CA's high construction costs and lengthy permitting processes limit new supply, supporting genuine compression in supply-constrained markets. However, this same dynamic encourages overbuilding when projects finally receive approval, creating future supply waves that can reverse compression quickly.
Environmental regulations, seismic requirements, and energy efficiency mandates add compliance costs that vary significantly by building age and location. When these future capital requirements are ignored in current cap rate calculations, compression may evaporate once buyers complete thorough due diligence.
Underwriting Reality Check: Separating Real Value from Market Hype
Start with trailing twelve-month actual income and expenses, not projected or normalized figures. CA apartment owners should focus on what the building actually generated, including vacancy losses, collection issues, and one-time expenses that buyers will inherit.
Compare your building's implied cap rate to local rental yields available to individual investors. If your apartment building trades at a 4% cap rate but single-family rentals in the same area yield 6-7%, question whether the compression reflects apartment-specific advantages or market distortion.
Stress-test the cap rate against realistic expense increases. CA apartment buildings face above-average inflation in utilities, insurance, and labor costs. If a 1% increase in operating expense ratios would push the cap rate above buyer expectations, current compression may not be sustainable.
Analyze recent buyer financing patterns in your market. When apartment purchases depend heavily on interest-only loans, bridge financing, or other creative structures, cap rate compression may reflect financing availability rather than fundamental demand. Serious buyers with conventional financing provide better indicators of sustainable pricing.
Review the tenant profile and lease terms that support current income. Rent-controlled tenants, month-to-month leases, or below-market rents create different risk profiles that should affect cap rate expectations. Compression based on immediate rent optimization may not account for tenant retention challenges or regulatory constraints.
Exit Strategy: When to Sell Before Compression Reverses
Monitor leading indicators that suggest compression is peaking in your market. Rising vacancy rates, increasing time on market for apartment sales, or widening bid-ask spreads between sellers and buyers often precede cap rate expansion.

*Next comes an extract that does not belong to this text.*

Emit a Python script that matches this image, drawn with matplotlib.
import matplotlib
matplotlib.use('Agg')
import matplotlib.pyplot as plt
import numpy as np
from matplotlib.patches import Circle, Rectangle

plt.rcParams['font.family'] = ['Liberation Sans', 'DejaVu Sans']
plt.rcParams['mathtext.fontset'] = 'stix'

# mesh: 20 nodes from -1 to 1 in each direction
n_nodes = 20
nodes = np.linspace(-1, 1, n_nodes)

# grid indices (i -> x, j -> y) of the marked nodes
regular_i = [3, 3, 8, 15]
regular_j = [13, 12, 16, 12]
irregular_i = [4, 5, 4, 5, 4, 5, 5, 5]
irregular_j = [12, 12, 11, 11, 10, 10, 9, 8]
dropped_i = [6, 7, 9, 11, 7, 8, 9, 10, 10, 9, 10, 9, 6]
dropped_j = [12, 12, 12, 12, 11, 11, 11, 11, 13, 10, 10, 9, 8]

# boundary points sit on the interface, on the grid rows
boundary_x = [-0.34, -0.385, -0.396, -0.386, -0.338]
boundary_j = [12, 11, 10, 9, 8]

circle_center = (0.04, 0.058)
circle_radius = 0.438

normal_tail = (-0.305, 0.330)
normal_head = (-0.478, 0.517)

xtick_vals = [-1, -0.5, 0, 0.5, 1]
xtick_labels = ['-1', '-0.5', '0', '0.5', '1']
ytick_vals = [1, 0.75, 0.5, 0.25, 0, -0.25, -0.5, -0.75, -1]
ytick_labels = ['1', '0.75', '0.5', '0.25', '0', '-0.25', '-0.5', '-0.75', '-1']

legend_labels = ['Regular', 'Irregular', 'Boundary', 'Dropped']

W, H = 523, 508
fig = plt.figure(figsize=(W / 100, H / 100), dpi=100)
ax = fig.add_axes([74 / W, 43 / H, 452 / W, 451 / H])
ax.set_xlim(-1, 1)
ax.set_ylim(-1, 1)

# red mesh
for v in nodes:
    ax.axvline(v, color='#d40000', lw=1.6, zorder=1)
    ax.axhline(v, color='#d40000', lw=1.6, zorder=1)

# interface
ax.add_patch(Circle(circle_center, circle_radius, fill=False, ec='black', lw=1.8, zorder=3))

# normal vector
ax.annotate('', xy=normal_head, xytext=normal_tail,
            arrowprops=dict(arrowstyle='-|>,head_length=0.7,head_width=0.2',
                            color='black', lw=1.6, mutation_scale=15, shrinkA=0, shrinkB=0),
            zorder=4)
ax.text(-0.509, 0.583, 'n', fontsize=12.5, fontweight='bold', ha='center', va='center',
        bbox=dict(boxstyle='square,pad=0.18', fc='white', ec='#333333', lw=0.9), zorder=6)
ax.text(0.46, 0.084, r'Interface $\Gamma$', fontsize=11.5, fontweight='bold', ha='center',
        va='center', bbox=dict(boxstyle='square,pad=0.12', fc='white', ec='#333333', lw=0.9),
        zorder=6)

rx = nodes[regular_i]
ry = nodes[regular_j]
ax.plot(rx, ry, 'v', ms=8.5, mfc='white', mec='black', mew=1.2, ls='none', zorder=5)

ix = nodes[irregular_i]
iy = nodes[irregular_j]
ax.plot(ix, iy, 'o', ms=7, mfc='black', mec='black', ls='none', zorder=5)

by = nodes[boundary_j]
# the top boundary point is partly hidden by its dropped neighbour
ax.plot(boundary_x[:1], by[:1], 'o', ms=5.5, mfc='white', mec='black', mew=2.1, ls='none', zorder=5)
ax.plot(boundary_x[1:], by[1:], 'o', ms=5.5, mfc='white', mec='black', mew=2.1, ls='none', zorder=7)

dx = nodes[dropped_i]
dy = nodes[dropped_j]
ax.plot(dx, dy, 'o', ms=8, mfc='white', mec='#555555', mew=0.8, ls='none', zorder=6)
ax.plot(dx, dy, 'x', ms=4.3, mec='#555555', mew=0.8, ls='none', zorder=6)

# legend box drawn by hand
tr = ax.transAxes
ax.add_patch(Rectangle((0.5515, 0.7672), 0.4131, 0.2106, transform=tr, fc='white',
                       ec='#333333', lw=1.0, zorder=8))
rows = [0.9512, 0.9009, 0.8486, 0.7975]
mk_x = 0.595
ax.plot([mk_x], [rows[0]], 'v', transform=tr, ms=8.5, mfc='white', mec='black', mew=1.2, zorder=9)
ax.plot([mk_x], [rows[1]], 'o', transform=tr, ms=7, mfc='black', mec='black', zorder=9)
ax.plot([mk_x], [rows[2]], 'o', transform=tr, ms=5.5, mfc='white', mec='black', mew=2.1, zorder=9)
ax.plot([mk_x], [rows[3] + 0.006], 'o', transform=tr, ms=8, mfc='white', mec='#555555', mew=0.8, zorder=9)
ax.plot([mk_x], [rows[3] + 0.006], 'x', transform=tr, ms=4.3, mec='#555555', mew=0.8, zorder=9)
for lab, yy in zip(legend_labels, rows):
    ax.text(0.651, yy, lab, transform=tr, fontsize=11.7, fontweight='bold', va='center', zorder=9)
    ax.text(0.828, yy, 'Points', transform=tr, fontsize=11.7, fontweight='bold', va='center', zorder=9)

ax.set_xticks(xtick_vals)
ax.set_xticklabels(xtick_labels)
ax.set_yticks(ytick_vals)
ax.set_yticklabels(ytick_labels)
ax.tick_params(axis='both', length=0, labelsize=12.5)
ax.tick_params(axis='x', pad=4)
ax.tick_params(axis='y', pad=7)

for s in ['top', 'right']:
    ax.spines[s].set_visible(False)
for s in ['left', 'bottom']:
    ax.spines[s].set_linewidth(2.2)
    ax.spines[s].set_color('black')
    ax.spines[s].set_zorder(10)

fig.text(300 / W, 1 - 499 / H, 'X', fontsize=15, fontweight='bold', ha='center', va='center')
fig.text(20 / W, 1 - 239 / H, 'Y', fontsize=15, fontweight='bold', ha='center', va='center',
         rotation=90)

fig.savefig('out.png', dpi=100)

Track interest rate trends and buyer financing conditions. When apartment buyers shift from permanent financing to bridge loans, or when loan-to-value ratios tighten, cap rate compression often reverses within 6-12 months. Exit timing becomes critical when financing conditions change.

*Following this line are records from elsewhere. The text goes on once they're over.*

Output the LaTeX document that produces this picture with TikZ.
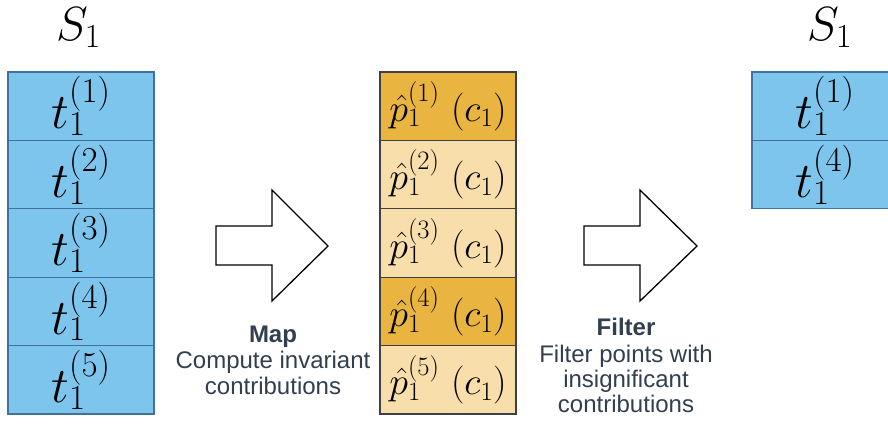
\RequirePackage{fix-cm}
\documentclass[tikz,border=0pt]{standalone}
\usepackage{fontspec}
\newfontfamily\labelfont{Liberation Sans}

\definecolor{cellblue}{RGB}{125,197,236}
\definecolor{blueedge}{RGB}{65,113,156}
\definecolor{goldcell}{RGB}{233,180,64}
\definecolor{sandcell}{RGB}{247,222,171}
\definecolor{grayedge}{RGB}{64,64,64}
\definecolor{inkslate}{RGB}{50,63,79}

\tikzset{
  tcell/.style={draw=blueedge, fill=cellblue, line width=1.3pt,
    minimum width=146pt, minimum height=68.4pt, inner sep=0pt,
    font=\fontsize{50}{52}\selectfont},
  pcell/.style={draw=grayedge, line width=1.3pt,
    minimum width=136pt, minimum height=68.4pt, inner sep=0pt,
    font=\fontsize{38}{40}\selectfont},
  keep/.style={pcell, fill=goldcell},
  drop/.style={pcell, fill=sandcell},
  setname/.style={inner sep=0pt, anchor=base, font=\fontsize{48}{50}\selectfont},
  blockarrow/.style={draw=black, fill=white, line width=1.3pt, line join=miter},
  caption/.style={inner sep=0pt, anchor=base, text=inkslate,
    font=\labelfont\fontsize{24}{26}\selectfont},
}

\begin{document}
\begin{tikzpicture}[x=1pt, y=-1pt]
\clip (0,0) rectangle (888,424);
\fill[white] (0,0) rectangle (888,424);

% input set
\node[setname] (sin) at (78.5,40) {$S_1$};
\node[tcell] (t1) at (81,106.2) {$t_1^{(1)}$};
\node[tcell] (t2) at (81,174.6) {$t_1^{(2)}$};
\node[tcell] (t3) at (81,243.0) {$t_1^{(3)}$};
\node[tcell] (t4) at (81,311.4) {$t_1^{(4)}$};
\node[tcell] (t5) at (81,379.8) {$t_1^{(5)}$};

% map step
\draw[blockarrow] (216,226) -- (272,226) -- (272,190) -- (328,246)
  -- (272,301) -- (272,265) -- (216,265) -- cycle;
\node[caption] (maptitle) at (273,342) {\bfseries Map};
\node[caption] (mapline1) at (273,368) {Compute invariant};
\node[caption] (mapline2) at (273,394) {contributions};

% contributions
\node[keep] (p1) at (448,106.2) {$\hat{p}_1^{(1)}\ (c_1)$};
\node[drop] (p2) at (448,174.6) {$\hat{p}_1^{(2)}\ (c_1)$};
\node[drop] (p3) at (448,243.0) {$\hat{p}_1^{(3)}\ (c_1)$};
\node[keep] (p4) at (448,311.4) {$\hat{p}_1^{(4)}\ (c_1)$};
\node[drop] (p5) at (448,379.8) {$\hat{p}_1^{(5)}\ (c_1)$};

% filter step
\draw[blockarrow] (584,226) -- (640,226) -- (640,190) -- (697,246)
  -- (640,301) -- (640,265) -- (584,265) -- cycle;
\node[caption] (filttitle) at (626,335) {\bfseries Filter};
\node[caption] (filtline1) at (626,362) {Filter points with};
\node[caption] (filtline2) at (626,387) {insignificant};
\node[caption] (filtline3) at (626,412) {contributions};

% filtered set
\node[setname] (sout) at (829.5,40) {$S_1$};
\node[tcell] (r1) at (825,106.2) {$t_1^{(1)}$};
\node[tcell] (r4) at (825,174.6) {$t_1^{(4)}$};
\end{tikzpicture}
\end{document}
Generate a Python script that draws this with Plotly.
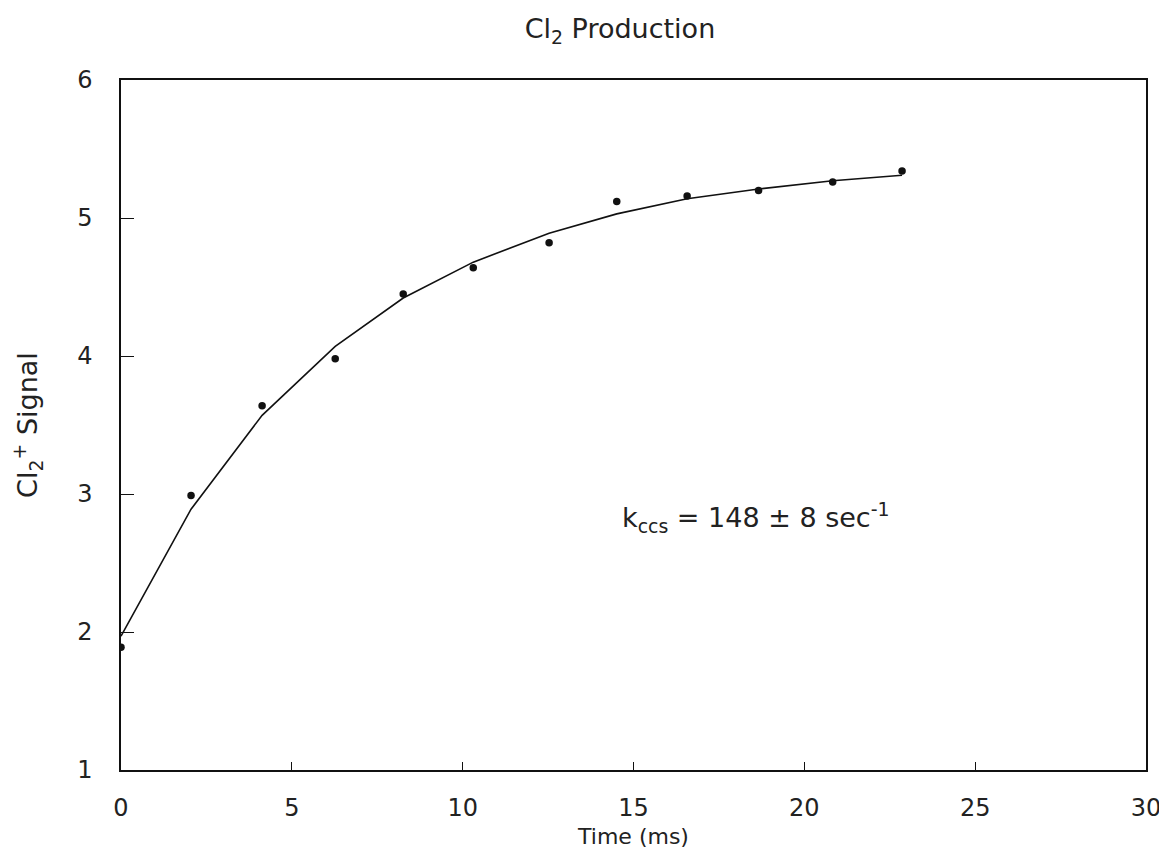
import plotly.graph_objects as go

# Measured data points (time in ms, Cl2+ signal)
time_ms = [0.0, 2.05, 4.13, 6.27, 8.26, 10.31, 12.53, 14.51, 16.57, 18.66, 20.83, 22.86]
signal = [1.89, 2.99, 3.64, 3.98, 4.45, 4.64, 4.82, 5.12, 5.16, 5.20, 5.26, 5.34]

# Fitted curve values read at the same times
fit_signal = [1.97, 2.89, 3.57, 4.07, 4.42, 4.68, 4.89, 5.03, 5.14, 5.21, 5.27, 5.31]

x_ticks = [0, 5, 10, 15, 20, 25, 30]
y_ticks = [1, 2, 3, 4, 5, 6]

title_text = 'Cl<sub>2</sub> Production'
x_title = "Time (ms)"
y_title = "Cl<sub>2</sub><sup>+</sup> Signal"
annot_text = "k<sub>ccs</sub> = 148 ± 8 sec<sup>-1</sup>"

font_family = "DejaVu Sans, Liberation Sans, sans-serif"
ink = "#111111"
label_ink = "#222222"

fig = go.Figure()
fig.add_trace(go.Scatter(
    x=time_ms, y=fit_signal, mode="lines",
    line=dict(color=ink, width=1.6), showlegend=False, hoverinfo="skip"))
fig.add_trace(go.Scatter(
    x=time_ms, y=signal, mode="markers",
    marker=dict(color=ink, size=7.5), showlegend=False))

fig.add_annotation(
    x=14.6, y=2.83, xref="x", yref="y", text=annot_text, showarrow=False,
    xanchor="left", yanchor="middle",
    font=dict(family=font_family, size=27, color=label_ink))

axis_common = dict(
    showline=True, linecolor=ink, linewidth=1.5, mirror=True,
    ticks="inside", tickcolor=ink, tickwidth=1.2,
    showgrid=False, zeroline=False, automargin=False,
    tickfont=dict(family=font_family, size=24, color=label_ink),
)

fig.update_xaxes(
    range=[0, 30], tickvals=x_ticks, ticklen=8, ticklabelstandoff=15,
    title=dict(text=x_title, font=dict(family=font_family, size=22, color=label_ink), standoff=8),
    **axis_common)
fig.update_yaxes(
    range=[1, 6], tickvals=y_ticks, ticklen=13, ticklabelstandoff=22,
    title=dict(text=y_title, font=dict(family=font_family, size=27, color=label_ink), standoff=34),
    **axis_common)

# page body has an 8px default margin, so the figure is sized to fit the window
fig.update_layout(
    width=1159, height=859,
    paper_bgcolor="white", plot_bgcolor="white",
    margin=dict(l=113, r=21, t=72, b=97),
    title=dict(text=title_text, x=0.528, xanchor="center", y=0.976, yanchor="middle",
               font=dict(family=font_family, size=27, color=label_ink)),
    font=dict(family=font_family, color=ink),
)

fig.write_html("out.html")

Watch for regulatory changes that could affect apartment values. CA frequently considers new rent control measures, tenant protection laws, or environmental requirements that can impact NOI projections. Selling before these changes take effect preserves compressed pricing.
Consider your personal investment timeline and risk tolerance. If you need liquidity within 12-18 months, current compression may justify accepting today's pricing rather than gambling on further appreciation. Market timing is difficult, but forced selling during cap rate expansion is worse.
Evaluate alternative investment opportunities available at current pricing levels. When compressed cap rates make your apartment building worth significantly more than replacement investments, selling may make sense even if further compression is possible. The opportunity cost of holding overvalued assets can exceed the benefits of continued ownership.
The most successful apartment owners treat cap rate compression as a market signal rather than a guarantee. By understanding the warning signs and maintaining realistic expectations about sustainable pricing, you can make informed decisions about exit timing that protect your investment gains while avoiding the risks of artificial market conditions.